Flotte océanographique française : membres de l’équipage et scientifiques à bord du navire océano­graphique Pourquoi pas ? au retour de la campagne Momarsat. © Ifremer / E. Lenglemetz

Sur les sept mers du monde : la Flotte océanographique française

Dossier : L'océanMagazine N°791 Janvier 2024
Par François HOULLIER (X78)

La Flotte océa­no­gra­phique fran­çaise a su déve­lop­per des moyens maté­riels et humains qui la placent au pre­mier plan de la recherche mon­diale. Son uni­fi­ca­tion lui confère un carac­tère sin­gu­lier en Europe. Elle est lan­cée actuel­le­ment dans une démarche pros­pec­tive dont tout l’enjeu est de des­si­ner ce qu’elle sera demain – ses équipes, ses moyens, ses pra­tiques, ses cam­pagnes –, pour qu’elle puisse conti­nuer de se pro­je­ter sur les sept mers du monde et per­mettre aux scien­ti­fiques de décryp­ter le fonc­tion­ne­ment de l’océan global.

La France s’est enga­gée dans le mouve­ment inter­na­tio­nal d’observation des océans, d’abord indi­rec­te­ment sous l’impulsion du prince Albert Ier de Mona­co. Ensuite par les pre­mières cam­pagnes océa­no­gra­phiques de l’un des ancêtres de l’Ifremer, l’Office scien­ti­fique et tech­nique des pêches mari­times : principale­ment orien­tées vers l’halieutique, elles ont au départ été menées à bord de navires de la Marine natio­nale, de cha­lu­tiers recon­ver­tis et du Pour­quoi pas ? IV de Jean-Bap­tiste Char­cot, puis grâce au Pré­sident Théo­dore Tis­sier, un navire dédié de 50,60 mètres, lan­cé en 1933. C’est à par­tir des années 1960 que des moyens navals plus consé­quents, navires et engins sous-marins, ont été construits.

La Flotte océanographique française

Héri­tière de cette his­toire, la Flotte océa­no­gra­phique fran­çaise (FOF) est à la fois la plus grande infra­struc­ture de recherche envi­ron­ne­men­tale fran­çaise, avec un bud­get annuel conso­li­dé de plus de 80 mil­lions d’euros, et l’une des plus impor­tantes en Europe et dans le monde, grâce à une com­bi­nai­son de moyens navals qui lui per­met d’opérer depuis la côte jusqu’au grand large et depuis la sur­face jusqu’aux abysses, d’être pré­sente sur toutes les façades mari­times de l’Hexagone et de se pro­je­ter dans l’Atlantique, l’océan Indien et le Paci­fique.
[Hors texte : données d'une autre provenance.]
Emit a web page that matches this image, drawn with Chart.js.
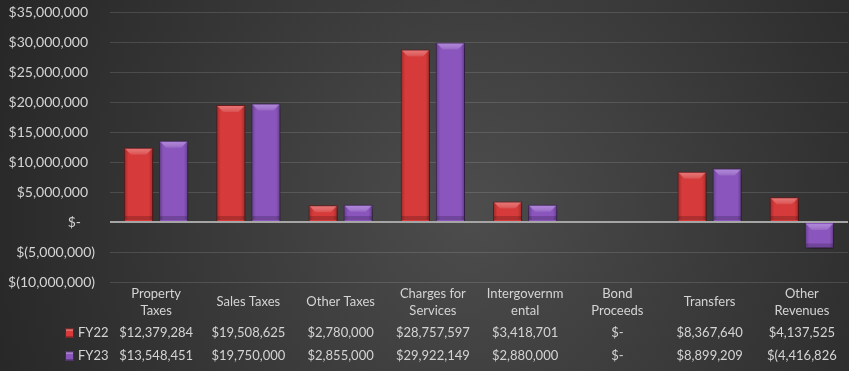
<!DOCTYPE html>
<html>
<head>
<meta charset="utf-8">
<script src="https://cdn.jsdelivr.net/npm/chart.js@4.4.1/dist/chart.umd.min.js"></script>
<style>
  html, body { margin: 0; padding: 0; background: #2a2a2a; }
  #wrap { width: 849px; height: 371px; }
</style>
</head>
<body>
<div id="wrap"><canvas id="c" width="849" height="371"></canvas></div>
<script>
// ---- data ----
const categories = [
  ['Property', 'Taxes'],
  ['Sales Taxes'],
  ['Other Taxes'],
  ['Charges for', 'Services'],
  ['Intergovernm', 'ental'],
  ['Bond', 'Proceeds'],
  ['Transfers'],
  ['Other', 'Revenues']
];
const seriesNames = ['FY22', 'FY23'];
const fy22 = [12379284, 19508625, 2780000, 28757597, 3418701, 0, 8367640, 4137525];
const fy23 = [13548451, 19750000, 2855000, 29922149, 2880000, 0, 8899209, -4416826];
const yMin = -10000000, yMax = 35000000, yStep = 5000000;

const FONT = "Lato, 'Open Sans', 'Liberation Sans', sans-serif";
const TEXT = '#d4d4d4';
const colors = ['#d63a3a', '#8a55bd'];
const borders = ['#6e1c1c', '#43275e'];
const lights = ['rgba(255,170,170,0.5)', 'rgba(215,180,255,0.5)'];

function tableFmt(v) {
  if (v === 0) return '$-';
  const s = Math.abs(v).toLocaleString('en-US');
  return v < 0 ? '$(' + s : '$' + s;   // cell clips the closing parenthesis
}
function tickFmt(v) {
  if (v === 0) return '$-\u2002\u2002';
  const s = Math.abs(v).toLocaleString('en-US');
  return v < 0 ? '$(' + s + ')' : '$' + s + '\u2002';
}

const bgPlugin = {
  id: 'bg',
  beforeDraw(chart) {
    const { ctx, width, height } = chart;
    const g = ctx.createRadialGradient(470, 210, 10, 470, 210, 520);
    g.addColorStop(0, '#4c4c4c');
    g.addColorStop(1, '#262626');
    ctx.save();
    ctx.fillStyle = g;
    ctx.fillRect(0, 0, width, height);
    ctx.restore();
  }
};

const barFx = {
  id: 'barFx',
  beforeDatasetsDraw(chart) {
    const ctx = chart.ctx;
    ctx.save();
    ctx.shadowColor = 'rgba(0,0,0,0.55)';
    ctx.shadowBlur = 5;
    ctx.shadowOffsetX = 1;
    ctx.shadowOffsetY = 3;
  },
  afterDatasetsDraw(chart) {
    const ctx = chart.ctx;
    ctx.restore();
    chart.data.datasets.forEach((ds, di) => {
      chart.getDatasetMeta(di).data.forEach(el => {
        const w = el.width;
        const l = el.x - w / 2, r = el.x + w / 2;
        const t = Math.min(el.y, el.base), b = Math.max(el.y, el.base);
        const h = b - t;
        if (h < 1) return;
        ctx.save();
        const g = ctx.createLinearGradient(l, 0, r, 0);
        g.addColorStop(0, 'rgba(0,0,0,0.28)');
        g.addColorStop(0.15, 'rgba(0,0,0,0)');
        g.addColorStop(0.85, 'rgba(0,0,0,0)');
        g.addColorStop(1, 'rgba(0,0,0,0.28)');
        ctx.fillStyle = g;
        ctx.fillRect(l + 1, t + 1, w - 2, h - 2);
        const bv = Math.min(6, h / 2);
        ctx.beginPath();
        ctx.moveTo(l + 1, t + 1);
        ctx.lineTo(r - 1, t + 1);
        ctx.lineTo(r - 1 - bv, t + 1 + bv);
        ctx.lineTo(l + 1 + bv, t + 1 + bv);
        ctx.closePath();
        const gb = ctx.createLinearGradient(0, t, 0, t + bv + 1);
        gb.addColorStop(0, lights[di]);
        gb.addColorStop(1, 'rgba(255,255,255,0.1)');
        ctx.fillStyle = gb;
        ctx.fill();
        const bb = Math.min(4, h / 3);
        ctx.fillStyle = 'rgba(0,0,0,0.18)';
        ctx.fillRect(l + 1, b - 1 - bb, w - 2, bb);
        ctx.restore();
      });
    });
  }
};

const tablePlugin = {
  id: 'table',
  afterDraw(chart) {
    const { ctx } = chart;
    const x = chart.scales.x;
    ctx.save();
    ctx.font = '13px ' + FONT;
    ctx.fillStyle = TEXT;
    ctx.textAlign = 'center';
    ctx.textBaseline = 'middle';
    categories.forEach((lines, i) => {
      const cx = x.getPixelForValue(i);
      if (lines.length === 1) {
        ctx.fillText(lines[0], cx, 302);
      } else {
        ctx.fillText(lines[0], cx, 294);
        ctx.fillText(lines[1], cx, 311);
      }
      ctx.fillText(tableFmt(fy22[i]), cx, 333);
      ctx.fillText(tableFmt(fy23[i]), cx, 356);
    });
    const rows = [333, 356];
    seriesNames.forEach((name, si) => {
      const y = rows[si];
      ctx.fillStyle = colors[si];
      ctx.fillRect(65, y - 4.5, 9, 9);
      ctx.strokeStyle = borders[si];
      ctx.lineWidth = 1;
      ctx.strokeRect(65.5, y - 4, 8, 8);
      ctx.fillStyle = 'rgba(255,255,255,0.25)';
      ctx.fillRect(66, y - 4, 7, 2);
      ctx.fillStyle = TEXT;
      ctx.textAlign = 'left';
      ctx.fillText(name, 78, y);
    });
    ctx.restore();
  }
};

new Chart(document.getElementById('c'), {
  type: 'bar',
  data: {
    labels: categories.map(c => c.join(' ')),
    datasets: [
      { label: seriesNames[0], data: fy22, backgroundColor: colors[0], borderColor: borders[0], borderWidth: 1 },
      { label: seriesNames[1], data: fy23, backgroundColor: colors[1], borderColor: borders[1], borderWidth: 1 }
    ]
  },
  options: {
    responsive: false,
    animation: false,
    devicePixelRatio: 1,
    layout: { padding: { top: 12, right: 1, bottom: 89, left: 0 } },
    datasets: { bar: { categoryPercentage: 0.76, barPercentage: 0.83 } },
    plugins: { legend: { display: false }, tooltip: { enabled: false } },
    scales: {
      x: {
        ticks: { display: false },
        grid: { display: false, drawTicks: false },
        border: { display: false }
      },
      y: {
        min: yMin, max: yMax,
        afterFit(scale) { scale.width = 110; scale.paddingTop = 0; scale.paddingBottom = 0; },
        ticks: {
          stepSize: yStep,
          padding: 15,
          color: TEXT,
          font: { family: FONT, size: 14 },
          callback: v => tickFmt(v)
        },
        grid: {
          drawTicks: false,
          color: ctx => ctx.tick && ctx.tick.value === 0 ? '#a5a5a5' : 'rgba(255,255,255,0.13)',
          lineWidth: ctx => ctx.tick && ctx.tick.value === 0 ? 2 : 1
        },
        border: { display: false }
      }
    }
  },
  plugins: [bgPlugin, barFx, tablePlugin]
});
</script>
</body>
</html>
Double sin­gu­la­ri­té en Europe, la Flotte est à la fois uni­fiée et multifonctionnelle.

“Double singularité en Europe, la Flotte océanographique française est à la fois unifiée et multifonctionnelle.”

L’unification

Au terme d’un long pro­ces­sus enta­mé au début des années 2010, l’unification de la FOF a abou­ti : en 2018, le sous-affrè­te­ment du Marion Dufresne par l’Institut polaire fran­çais a été repris par l’Ifremer ; paral­lè­le­ment, l’Institut de recherche pour le déve­lop­pe­ment (IRD) et le CNRS ont trans­fé­ré leurs navires océa­no­gra­phiques à l’Ifremer, res­pec­ti­ve­ment en 2018 et 2020. Depuis 2020, la FOF est ain­si opé­rée par l’Ifremer et sa filiale d’armement, Genavir.
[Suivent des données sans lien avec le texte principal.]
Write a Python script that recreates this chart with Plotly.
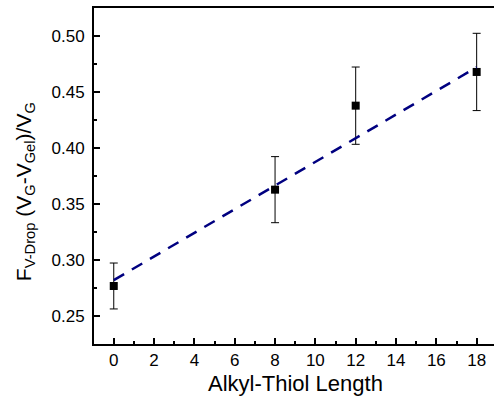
import numpy as np
import plotly.graph_objects as go

# Measured fraction of voltage drop vs. alkyl-thiol chain length
chain_length = [0, 8, 12, 18]
f_vdrop = [0.2768, 0.3628, 0.4378, 0.4679]
f_vdrop_err = [0.0205, 0.0295, 0.0345, 0.0345]

# Linear fit parameters and the span it is drawn over
fit_intercept = 0.2820
fit_slope = 0.01056
fit_span = [0, 18]

x_ticks = [0, 2, 4, 6, 8, 10, 12, 14, 16, 18]
y_ticks = [0.25, 0.30, 0.35, 0.40, 0.45, 0.50]

FONT = "Liberation Sans, Arial, sans-serif"

fit_x = np.array(fit_span, dtype=float)
fit_y = fit_intercept + fit_slope * fit_x

fig = go.Figure()

fig.add_trace(go.Scatter(
    x=chain_length, y=f_vdrop,
    mode="markers",
    marker=dict(symbol="square", size=8, color="black"),
    error_y=dict(type="data", array=f_vdrop_err, visible=True,
                 color="black", thickness=1, width=4),
    showlegend=False,
))

fig.add_trace(go.Scatter(
    x=fit_x, y=fit_y,
    mode="lines",
    line=dict(color="#000080", width=2.5, dash="12px,9px"),
    showlegend=False,
))

axis_common = dict(
    showgrid=False, zeroline=False,
    showline=True, linecolor="black", linewidth=2,
    ticks="inside", ticklen=6, tickwidth=2, tickcolor="black",
    tickfont=dict(family=FONT, size=17, color="black"),
)

fig.update_xaxes(
    **axis_common,
    range=[-0.98, 18.86],
    tickvals=x_ticks,
    mirror=True,
    minor=dict(ticks="inside", dtick=1, tick0=0, ticklen=3, tickwidth=2,
               tickcolor="black"),
)

fig.update_yaxes(
    **axis_common,
    range=[0.225, 0.525],
    tickvals=y_ticks,
    tickformat=".2f",
    ticklabelstandoff=4,
    minor=dict(ticks="inside", dtick=0.025, tick0=0.225, ticklen=3,
               tickwidth=2, tickcolor="black"),
)

fig.add_annotation(
    text="Alkyl-Thiol Length",
    xref="paper", yref="paper", x=0.5025, y=-0.075,
    xanchor="center", yanchor="top", showarrow=False,
    font=dict(family=FONT, size=22, color="black"),
)

fig.add_annotation(
    text="F<sub>V-Drop</sub> (V<sub>G</sub>-V<sub>Gel</sub>)/V<sub>G</sub>",
    xref="paper", yref="paper", x=-0.1725, y=0.452,
    xanchor="center", yanchor="middle", textangle=-90, showarrow=False,
    font=dict(family=FONT, size=21, color="black"),
)

fig.update_layout(
    width=494, height=400,
    margin=dict(l=94, r=0, t=8, b=56),
    paper_bgcolor="white", plot_bgcolor="white",
)

fig.write_html("out.html")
Grâce à une gou­ver­nance adap­tée, elle est cepen­dant lar­ge­ment ouverte à l’ensemble de la com­mu­nau­té scien­ti­fique fran­çaise (uni­ver­si­tés, CNRS, Ifre­mer, IRD, Muséum natio­nal d’histoire natu­relle…). Cette uni­fi­ca­tion est aty­pique en Europe : les autres grandes Flottes océa­no­gra­phiques natio­nales (Alle­magne, Royaume-Uni…) sont en effet répar­ties, dans chaque pays, entre plu­sieurs éta­blis­se­ments, ce qui leur demande un effort accru de coordination.

Des missions larges

Au-delà des cam­pagnes de recherche scien­ti­fique qui consti­tuent sa pre­mière rai­son d’être, la FOF est aus­si char­gée de réa­li­ser des mis­sions qui sont d’une autre nature : elle contri­bue aux for­ma­tions orga­ni­sées par les uni­ver­si­tés ; elle per­met au Ser­vice hydro­gra­phique et océa­no­gra­phique de la Marine (SHOM) de mener des cam­pagnes au pro­fit de la Marine natio­nale ; elle effec­tue aus­si des mis­sions orien­tées vers l’appui aux poli­tiques publiques ou alors dans le cadre de par­te­na­riat avec des entre­prises. Elle est par­fois ponc­tuel­le­ment impli­quée dans des opé­ra­tions excep­tion­nelles de secours : cela a été le cas, mal­heu­reu­se­ment en vain, en juin 2023, lorsque les équipes de Gena­vir et de l’Ifremer se sont mobi­li­sées, dans un temps très court, pour par­ti­ci­per aux opé­ra­tions de sau­ve­tage du sous-marin pri­vé Titan qui avait dis­pa­ru à proxi­mi­té de l’épave du Tita­nic.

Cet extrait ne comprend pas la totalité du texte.